Yes, that's exactly what happens.

Assuming that vsync.pl is the program that Cloudmin runs when it syncs virtual servers, it doesn't seem like the arguments mean much or have any bearing on the error I'm getting.

Yes, vsync.pl is the program run from webmin's cron to do the sync.

I wonder if perhaps you still have an older version of the code cached in memory. Try running /etc/webmin/restart as root to force an update.

Ok, I've given that a shot and I'll see what my e-mail says in the morning.

Well, that looks like it did the trick. I could swear I've restarted this server recently, but hey, there we are. I now see last night's replication in Worker2's Webmin Action Log.

Ok, cool. I'm also surprised that this restart didn't happen when Cloudmin was upgraded, but it's hard to debug that after the fact.

Status: Active ยป Fixed

Nope! I just got a new one this morning with the same error message "Failed to restore on worker2 : --except-feature must come after --all-features"

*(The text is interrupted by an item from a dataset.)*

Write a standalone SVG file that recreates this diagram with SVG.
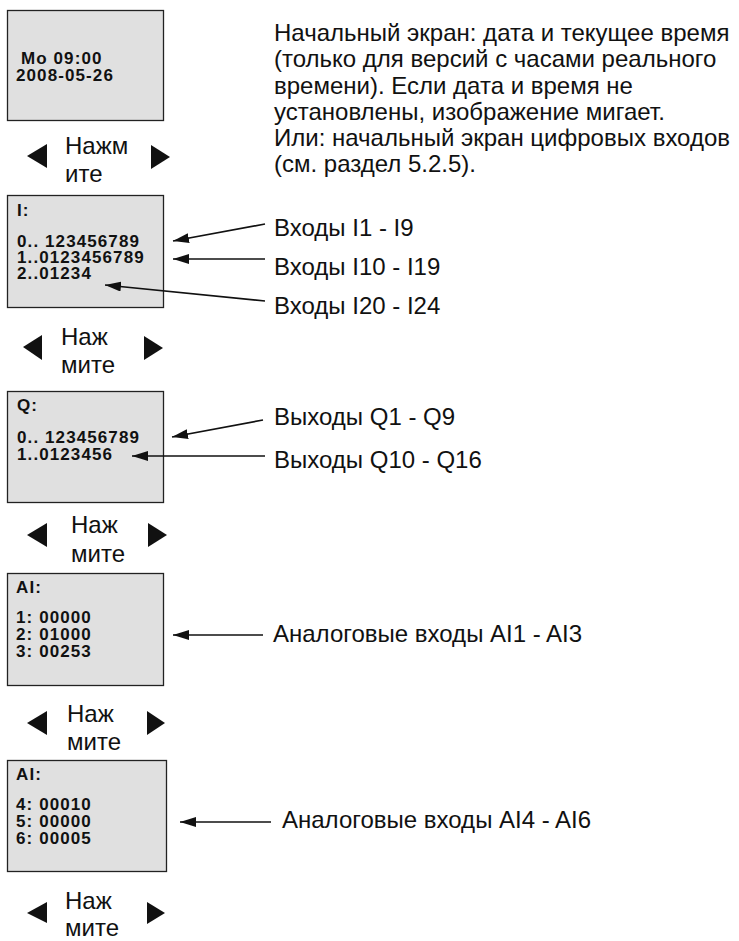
<svg xmlns="http://www.w3.org/2000/svg" width="739" height="941" viewBox="0 0 739 941">
<style>
.box{fill:#e0e0e0;stroke:#222;stroke-width:1.3}
.lcd{font-family:"Liberation Sans",Arial,sans-serif;font-weight:bold;font-size:17px;letter-spacing:1.1px;fill:#111}
.lbl{font-family:"Liberation Sans",Arial,sans-serif;font-size:24px;fill:#111}
.tri{fill:#111}
.con{stroke:#111;stroke-width:1.7;fill:none;marker-end:url(#ah)}
</style>
<defs>
<marker id="ah" markerUnits="userSpaceOnUse" markerWidth="17" markerHeight="11" refX="16" refY="5" orient="auto">
<path d="M0,0 L16,5 L0,10 z" fill="#111"/>
</marker>
</defs>

<g id="screen-clock">
<rect class="box" x="7.5" y="10.5" width="156" height="110"/>
<text class="lcd" x="21" y="64">Mo 09:00</text>
<text class="lcd" x="16" y="81">2008-05-26</text>
</g>
<g id="desc-clock">
<text class="lbl" x="274" y="41">Начальный экран: дата и текущее время</text>
<text class="lbl" x="274" y="67">(только для версий с часами реального</text>
<text class="lbl" x="274" y="94">времени). Если дата и время не</text>
<text class="lbl" x="274" y="120">установлены, изображение мигает.</text>
<text class="lbl" x="274" y="146">Или: начальный экран цифровых входов</text>
<text class="lbl" x="274" y="172">(см. раздел 5.2.5).</text>
</g>
<g id="nav1">
<path class="tri" d="M27,156 L47,144 L47,168 z"/>
<path class="tri" d="M151,145 L170,157 L151,169 z"/>
<text class="lbl" x="65" y="154">Нажм</text>
<text class="lbl" x="65" y="182">ите</text>
</g>

<g id="screen-inputs">
<rect class="box" x="7.5" y="195.5" width="156" height="112"/>
<text class="lcd" x="17" y="216">I:</text>
<text class="lcd" x="17" y="247">0.. 123456789</text>
<text class="lcd" x="17" y="263">1..0123456789</text>
<text class="lcd" x="17" y="279">2..01234</text>
</g>
<g id="lbl-i1"><text class="lbl" x="274" y="236">Входы I1 - I9</text></g>
<g id="lbl-i10"><text class="lbl" x="274" y="275">Входы I10 - I19</text></g>
<g id="lbl-i20"><text class="lbl" x="274" y="314">Входы I20 - I24</text></g>
<g id="nav2">
<path class="tri" d="M23,347 L42,335 L42,360 z"/>
<path class="tri" d="M144,336 L163,348 L144,360 z"/>
<text class="lbl" x="61" y="345">Наж</text>
<text class="lbl" x="61" y="373">мите</text>
</g>

<g id="screen-outputs">
<rect class="box" x="7.5" y="391.5" width="156" height="111"/>
<text class="lcd" x="17" y="411">Q:</text>
<text class="lcd" x="17" y="443">0.. 123456789</text>
<text class="lcd" x="17" y="460">1..0123456</text>
</g>
<g id="lbl-q1"><text class="lbl" x="274" y="425">Выходы Q1 - Q9</text></g>
<g id="lbl-q10"><text class="lbl" x="274" y="468">Выходы Q10 - Q16</text></g>
<g id="nav3">
<path class="tri" d="M27,535 L47,523 L47,547 z"/>
<path class="tri" d="M148,523 L167,535 L148,547 z"/>
<text class="lbl" x="71" y="533">Наж</text>
<text class="lbl" x="71" y="562">мите</text>
</g>

<g id="screen-ai1">
<rect class="box" x="7.5" y="573.5" width="156" height="112"/>
<text class="lcd" x="16" y="593">AI:</text>
<text class="lcd" x="16" y="623">1: 00000</text>
<text class="lcd" x="16" y="640">2: 01000</text>
<text class="lcd" x="16" y="657">3: 00253</text>
</g>
<g id="lbl-ai1"><text class="lbl" x="273" y="642">Аналоговые входы AI1 - AI3</text></g>
<g id="nav4">
<path class="tri" d="M27,723 L47,711 L47,735 z"/>
<path class="tri" d="M147,711 L165,723 L147,735 z"/>
<text class="lbl" x="67" y="722">Наж</text>
<text class="lbl" x="67" y="750">мите</text>
</g>

<g id="screen-ai2">
<rect class="box" x="7.5" y="760.5" width="159" height="111"/>
<text class="lcd" x="16" y="780">AI:</text>
<text class="lcd" x="16" y="810">4: 00010</text>
<text class="lcd" x="16" y="827">5: 00000</text>
<text class="lcd" x="16" y="844">6: 00005</text>
</g>
<g id="lbl-ai2"><text class="lbl" x="282" y="828">Аналоговые входы AI4 - AI6</text></g>
<g id="nav5">
<path class="tri" d="M27,913 L47,902 L47,923 z"/>
<path class="tri" d="M147,902 L165,913 L147,924 z"/>
<text class="lbl" x="65" y="909">Наж</text>
<text class="lbl" x="65" y="936">мите</text>
</g>

<g id="connectors">
<line class="con" x1="265" y1="224" x2="173" y2="241"/>
<line class="con" x1="265" y1="259" x2="173" y2="259"/>
<line class="con" x1="265" y1="301" x2="105" y2="285"/>
<line class="con" x1="263" y1="420" x2="172" y2="437"/>
<line class="con" x1="265" y1="456" x2="132" y2="456"/>
<line class="con" x1="263" y1="635" x2="173" y2="635"/>
<line class="con" x1="271" y1="822" x2="180" y2="822"/>
</g>
</svg>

So it intermittently fails for the same domains on different days?

No, I think I may have just accidentally deleted it that one day. It's coming up every day now.

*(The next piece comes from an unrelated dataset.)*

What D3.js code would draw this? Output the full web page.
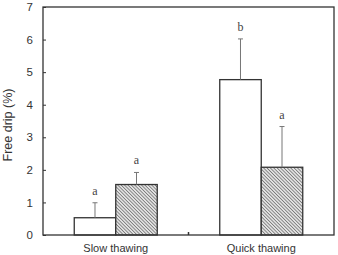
<!DOCTYPE html>
<html>
<head>
<meta charset="utf-8">
<script src="https://cdn.jsdelivr.net/npm/d3@7"></script>
<style>
  html, body { margin: 0; padding: 0; background: #fff; }
  svg { display: block; }
</style>
</head>
<body>
<div id="chart"></div>
<script>
const groups = ["Slow thawing", "Quick thawing"];
const series = ["control", "treated"];
const controlMeans = [0.53, 4.77];
const treatedMeans = [1.55, 2.08];
const controlErr = [0.46, 1.25];
const treatedErr = [0.37, 1.25];
const controlLetters = ["a", "b"];
const treatedLetters = ["a", "a"];
const yTicks = [0, 1, 2, 3, 4, 5, 6, 7];

const width = 338, height = 255;
const margin = { top: 7, right: 4, bottom: 20, left: 43 };

const rows = [];
groups.forEach((g, i) => {
    rows.push({ group: g, key: "control", value: controlMeans[i], err: controlErr[i], letter: controlLetters[i] });
    rows.push({ group: g, key: "treated", value: treatedMeans[i], err: treatedErr[i], letter: treatedLetters[i] });
});

const svg = d3.select("#chart").append("svg")
    .attr("width", width)
    .attr("height", height);

// fine diagonal hatch for the second series
const defs = svg.append("defs");
const pat = defs.append("pattern")
    .attr("id", "hatch")
    .attr("patternUnits", "userSpaceOnUse")
    .attr("width", 2.4)
    .attr("height", 2.4)
    .attr("patternTransform", "rotate(-45)");
pat.append("rect").attr("width", 2.4).attr("height", 2.4).attr("fill", "#e2e2e2");
pat.append("line")
    .attr("x1", 0).attr("y1", 0).attr("x2", 0).attr("y2", 2.4)
    .attr("stroke", "#555").attr("stroke-width", 1.2);

const x0 = d3.scaleBand()
    .domain(groups)
    .range([margin.left, width - margin.right])
    .padding(0);

const x1 = d3.scaleBand()
    .domain(series)
    .range([0, x0.bandwidth()])
    .paddingInner(0)
    .paddingOuter(0.753);

const y = d3.scaleLinear()
    .domain([0, 7])
    .range([height - margin.bottom, margin.top]);

const cx = d => x0(d.group) + x1(d.key) + x1.bandwidth() / 2;

// Bars
svg.append("g")
    .selectAll("rect")
    .data(rows)
    .join("rect")
    .attr("x", d => x0(d.group) + x1(d.key))
    .attr("y", d => y(d.value))
    .attr("width", x1.bandwidth())
    .attr("height", d => y(0) - y(d.value))
    .attr("fill", d => d.key === "control" ? "#fff" : "url(#hatch)")
    .attr("stroke", "#333")
    .attr("stroke-width", 1.3);

// Error bars (upper only)
const eb = svg.append("g").attr("stroke", "#777").attr("stroke-width", 1);
eb.selectAll("line.v")
    .data(rows)
    .join("line")
    .attr("class", "v")
    .attr("x1", cx)
    .attr("x2", cx)
    .attr("y1", d => y(d.value))
    .attr("y2", d => y(d.value + d.err));
eb.selectAll("line.cap")
    .data(rows)
    .join("line")
    .attr("class", "cap")
    .attr("x1", d => cx(d) - 2.5)
    .attr("x2", d => cx(d) + 2.5)
    .attr("y1", d => y(d.value + d.err))
    .attr("y2", d => y(d.value + d.err));

// Significance letters
svg.append("g")
    .selectAll("text")
    .data(rows)
    .join("text")
    .attr("x", cx)
    .attr("y", d => y(d.value + d.err) - 8)
    .attr("text-anchor", "middle")
    .style("font-family", "'Liberation Serif', serif")
    .style("font-size", "12px")
    .style("fill", "#444")
    .text(d => d.letter);

// Frame
svg.append("rect")
    .attr("x", margin.left)
    .attr("y", margin.top)
    .attr("width", width - margin.left - margin.right)
    .attr("height", height - margin.top - margin.bottom)
    .attr("fill", "none")
    .attr("stroke", "#333")
    .attr("stroke-width", 1.3);

// Y axis, ticks inward
const yAxis = svg.append("g")
    .attr("transform", `translate(${margin.left},0)`)
    .call(d3.axisRight(y).tickValues(yTicks).tickSize(3).tickFormat(d3.format("d")));
yAxis.select(".domain").remove();
yAxis.selectAll("line").attr("stroke", "#333");
yAxis.selectAll("text")
    .attr("x", -10)
    .attr("text-anchor", "end")
    .style("font-family", "'Liberation Sans', Arial, sans-serif")
    .style("font-size", "11.5px")
    .style("fill", "#333");

// X axis: group labels and a divider tick between groups
const xAxis = svg.append("g")
    .attr("transform", `translate(0,${y(0)})`)
    .call(d3.axisBottom(x0).tickSize(0).tickPadding(9));
xAxis.select(".domain").remove();
xAxis.selectAll("text")
    .style("font-family", "'Liberation Sans', Arial, sans-serif")
    .style("font-size", "11px")
    .style("fill", "#333");

svg.append("line")
    .attr("x1", x0(groups[1]))
    .attr("x2", x0(groups[1]))
    .attr("y1", y(0))
    .attr("y2", y(0) - 3)
    .attr("stroke", "#333")
    .attr("stroke-width", 1.5);

// Y title
svg.append("text")
    .attr("transform", `translate(12,125) rotate(-90)`)
    .attr("text-anchor", "middle")
    .style("font-family", "'Liberation Sans', Arial, sans-serif")
    .style("font-size", "12.5px")
    .style("fill", "#333")
    .text("Free drip (%)");
</script>
</body>
</html>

Can you attach a screenshot of the sync for with all sections open? I'd like to see what settings you have enabled, especially for replication of global virtualmin settings.

Can you also post what's under "Advanced replication settings" ?

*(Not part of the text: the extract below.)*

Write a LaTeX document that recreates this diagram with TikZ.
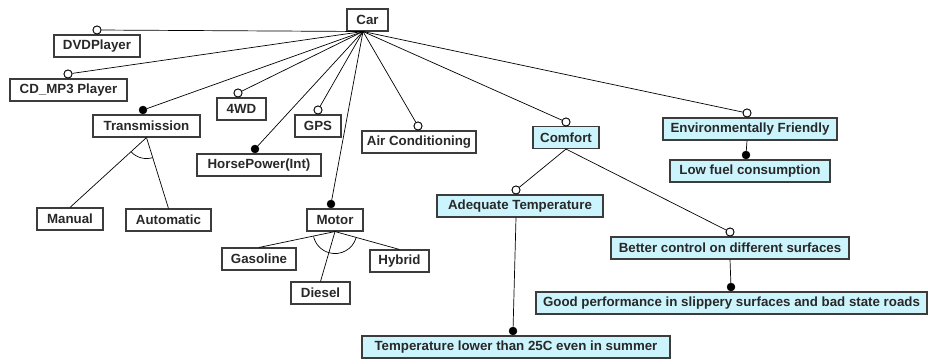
\documentclass[tikz,border=0pt]{standalone}
\usepackage{fontspec}
\setmainfont{Liberation Sans}
\definecolor{boxline}{RGB}{60,60,60}
\definecolor{labeltext}{RGB}{40,40,40}
\definecolor{goalfill}{RGB}{204,244,252}
\begin{document}
\begin{tikzpicture}[x=1pt,y=-1pt,
  feat/.style={draw=boxline, line width=1.1pt, fill=white, text=labeltext,
    font=\bfseries\fontsize{13.3}{15}\selectfont, inner sep=0pt, minimum height=22pt},
  goal/.style={feat, fill=goalfill},
  opt/.style={circle, draw=black, fill=white, line width=0.8pt, inner sep=0pt, minimum size=8pt},
  mand/.style={circle, draw=black, fill=black, inner sep=0pt, minimum size=8pt},
  link/.style={draw=black, line width=0.7pt},
]
\useasboundingbox (0,0) rectangle (928,361);

% ---------- features ----------
\node[feat, minimum width=41pt]  (car)    at (367.5,20)  {Car};
\node[feat, minimum width=86pt]  (dvd)    at (97,46)     {DVDPlayer};
\node[feat, minimum width=117pt] (cd)     at (68.5,90)   {CD\_MP3 Player};
\node[feat, minimum width=107pt] (trans)  at (146.5,126) {Transmission};
\node[feat, minimum width=49pt]  (wd)     at (241.5,109) {4WD};
\node[feat, minimum width=46pt]  (gps)    at (318,126)   {GPS};
\node[feat, minimum width=124pt] (hp)     at (259,165)   {HorsePower(Int)};
\node[feat, minimum width=114pt] (ac)     at (419,142)   {Air Conditioning};
\node[feat, minimum width=66pt]  (manual) at (70,219)    {Manual};
\node[feat, minimum width=85pt]  (auto)   at (168.5,220) {Automatic};
\node[feat, minimum width=56pt]  (motor)  at (335,220)   {Motor};
\node[feat, minimum width=74pt]  (gas)    at (259,259)   {Gasoline};
\node[feat, minimum width=59pt]  (hybrid) at (399.5,261) {Hybrid};
\node[feat, minimum width=59pt]  (diesel) at (320.5,293) {Diesel};

% ---------- goals ----------
\node[goal, minimum width=66pt]  (comfort) at (566,137.5) {Comfort};
\node[goal, minimum width=174pt] (env)     at (750,129)   {Environmentally Friendly};
\node[goal, minimum width=160pt] (low)     at (750,171)   {Low fuel consumption};
\node[goal, minimum width=166pt] (adeq)    at (520,206)   {Adequate Temperature};
\node[goal, minimum width=238pt] (better)  at (730,248)   {Better control on different surfaces};
\node[goal, minimum width=391pt] (good)    at (731.5,303) {Good performance in slippery surfaces and bad state roads};
\node[goal, minimum width=308pt] (temp)    at (516,347)   {Temperature lower than 25C even in summer};

% ---------- optional / mandatory markers ----------
\coordinate (carS) at (363,31.5);
\node[opt]  (dvdM)    at (97,30)   {};
\node[opt]  (cdM)     at (68,74)   {};
\node[mand] (transM)  at (143,110) {};
\node[opt]  (wdM)     at (238,93)  {};
\node[opt]  (gpsM)    at (318,110) {};
\node[mand] (hpM)     at (255,149) {};
\node[opt]  (acM)     at (418,126) {};
\node[mand] (motorM)  at (331,204) {};
\node[opt]  (comfortM) at (566,122) {};
\node[opt]  (envM)    at (747,113) {};
\node[mand] (lowM)    at (746,155) {};
\node[opt]  (adeqM)   at (516,190) {};
\node[opt]  (betterM) at (730,232) {};
\node[mand] (goodM)   at (731,287) {};
\node[mand] (tempM)   at (513,331) {};

% ---------- decomposition links from the root ----------
\foreach \m in {dvdM,cdM,transM,wdM,gpsM,hpM,acM,motorM,comfortM,envM}
  \draw[link] (carS) -- (\m);

% ---------- sub-decompositions ----------
\draw[link] (env.south -| envM) -- (lowM);
\draw[link] (comfort.south) -- (adeqM);
\draw[link] (comfort.south) -- (betterM);
\draw[link] (adeq.south -| adeqM) -- (tempM);
\draw[link] (better.south -| betterM) -- (goodM);

% ---------- alternative groups ----------
\draw[link] (trans.south) -- (manual.north);
\draw[link] (trans.south) -- (auto.north);
\draw[link] ([shift={(73:21)}]trans.south) arc[start angle=73, end angle=137, radius=21];

\draw[link] (motor.south) -- (gas.north);
\draw[link] (motor.south) -- (diesel.north);
\draw[link] (motor.south) -- (hybrid.north);
\draw[link] ([shift={(16:22)}]motor.south) arc[start angle=16, end angle=167, radius=22];

% markers drawn on top of the links
\foreach \m in {dvdM,cdM,wdM,gpsM,acM,comfortM,envM,adeqM,betterM}
  \node[opt] at (\m) {};
\end{tikzpicture}
\end{document}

Where's that? I can't find that page anywhere in Cloudmin or Virtualmin.

Could you test un-checking all the "Virtualmin global settings to replicate", and see if the same problem happens?

Nope, I'm still getting that error "Failed to restore on worker2 : --except-feature must come after --all-features"

Any chance we could login to your Cloudmin system to see what is going wrong here?

I had a look at your system, and it looks like all the recent syncs succeeded OK (based on the logs from your destination system).

Are you still seeing failures?

Yes. Here's the full text of the e-mail I got, including headers:

Return-path: <webmin@worker1.lightspeed.ca>
Envelope-to: sysop@lightspeed.ca
Delivery-date: Tue, 29 Mar 2016 00:05:10 -0700
Received: from root by pop.lightspeed.ca with local (Exim 4.82)
(envelope-from <webmin@worker1.lightspeed.ca>)
id 1akniA-00084i-Kn
for sysop@lightspeed.ca; Tue, 29 Mar 2016 00:05:10 -0700
From: webmin@worker1.lightspeed.ca
To: sysop@lightspeed.ca
Cc:
Subject: Failed replication of 103 virtual servers from worker1.lightspeed.ca
Date: Tue, 29 Mar 2016 00:05:10 -0700 (PDT)
Message-Id: <1459235110.24794.1@worker1.lightspeed.ca>
X-Spam-Flag: UNKNOWN
X-Delivered-To: sysop@lightspeed.ca ernied@lightspeed.ca
X-Message-Age: 0
Finding source and destination systems ..
.. found source worker1.lightspeed.ca and destination worker2

Refreshing domains on source system ..
.. done

Creating temporary directories ..
.. done

Backing up 103 virtual servers on source system ..
.. created backup of 29.69 MB

Transferring backups to destination systems ..
.. done

Restoring backups on destination systems ..
.. 0 restores succeeded, 1 failed

Failed to restore on worker2 : --except-feature must come after --all-features

Removing excess virtual servers on destinations ..
.. no domains need deletion on worker2

Ok, FINALLY I see the bug here - it happens only when the restore API in virtualmin is called remotely (as it is for a domain sync), and when some features to replicate are excluded. It will be fixed in the next Virtualmin release - but until then, as a work-around you can change your sync config to include the features you want, rather than excluding the ones you don't want.

That's great news! Thanks for finding this bug and getting it fixed!